Organize and code your churn survey responses into clear themes so you can identify the real reasons customers are leaving and take action to reduce churn.
The template
Response Collection
List every churn survey response you received in this period, including the cancellation reason category selected and any open-text answers.
Example: 47 responses collected from exit survey triggered at cancellation — Q: "What was the main reason you cancelled?" + open text field. Responses exported from Typeform on 2024-03-31.
Theme Coding
Group responses into 4–6 recurring themes by reading through all answers and tagging each response with a short label that captures the core issue.
Example: Tags used: "Too expensive" (18 responses), "Missing feature" (11 responses), "Switched to competitor" (8 responses), "Not using it enough" (6 responses), "Poor onboarding" (4 responses).
Supporting Quotes
Pull 2–3 direct quotes per theme that best represent what customers said in their own words.
Example: Theme — Too expensive: "We went over budget and your plan jumped $200 when we hit the user limit." / "Honestly great product but we're a small team and can't justify it right now."
Action & Owner
For each theme, write one specific action to take and assign it to the team or person responsible for following up.
Example: Theme — Missing feature: Action: Add CSV export to Q2 roadmap and send update email to churned users who requested it. Owner: Product (Maya), deadline 2024-04-30.
How to use it
Export your responses Download all churn survey responses from your survey tool or CRM and paste them into a spreadsheet with one response per row.
Read and tag each response Go through every response and assign one or two short theme labels per row — aim for no more than 6 distinct themes total.
Count and rank themes Tally how many responses fall under each theme and sort them from most to least frequent to identify your top churn drivers.
Write actions and share For each top theme, define one concrete next step, assign an owner, and share the summary with your product, CS, and leadership teams.
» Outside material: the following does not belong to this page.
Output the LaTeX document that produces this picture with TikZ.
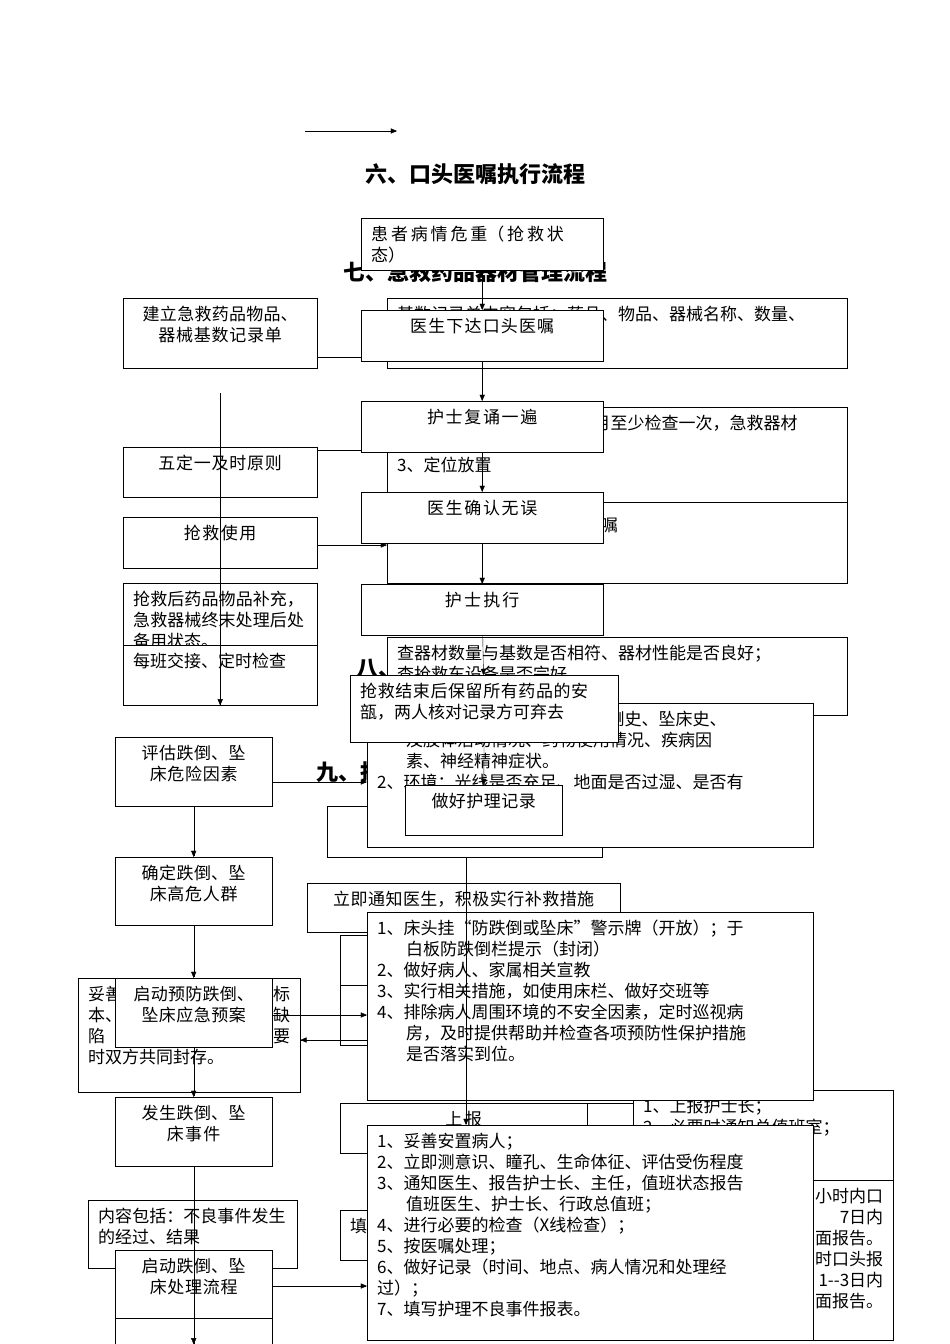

What it looks like filled in
Pricing & Plan Limits
"We hit the seat limit and the jump to the next tier was just too steep for a team our size."
→ Introduce a mid-tier plan between Starter and Growth to reduce price-driven churn at the seat limit.
Missing Key Feature
"We really needed a Salesforce integration and kept waiting for it — eventually we had to move on."
→ Prioritize Salesforce integration in Q3 and proactively reach out to churned users once it ships.
Low Engagement / Didn't Get Value
"We signed up with good intentions but never really got set up properly — it just sat there unused."
→ Trigger a guided onboarding check-in at day 14 for accounts that haven't completed core setup steps.
Why teams skip the template
Manually tagging hundreds of responses takes hours Reading and coding every open-text response by hand is time-consuming and consistency breaks down as fatigue sets in — especially across large response sets or multiple team members tagging independently.
Themes shift based on who does the analysis Two people reading the same churn responses often label them differently, making it hard to track themes reliably over time or compare results quarter to quarter.
Insights sit in a spreadsheet instead of driving action By the time the analysis is finished and formatted into a shareable summary, the findings are already weeks old and the momentum to act on them has faded.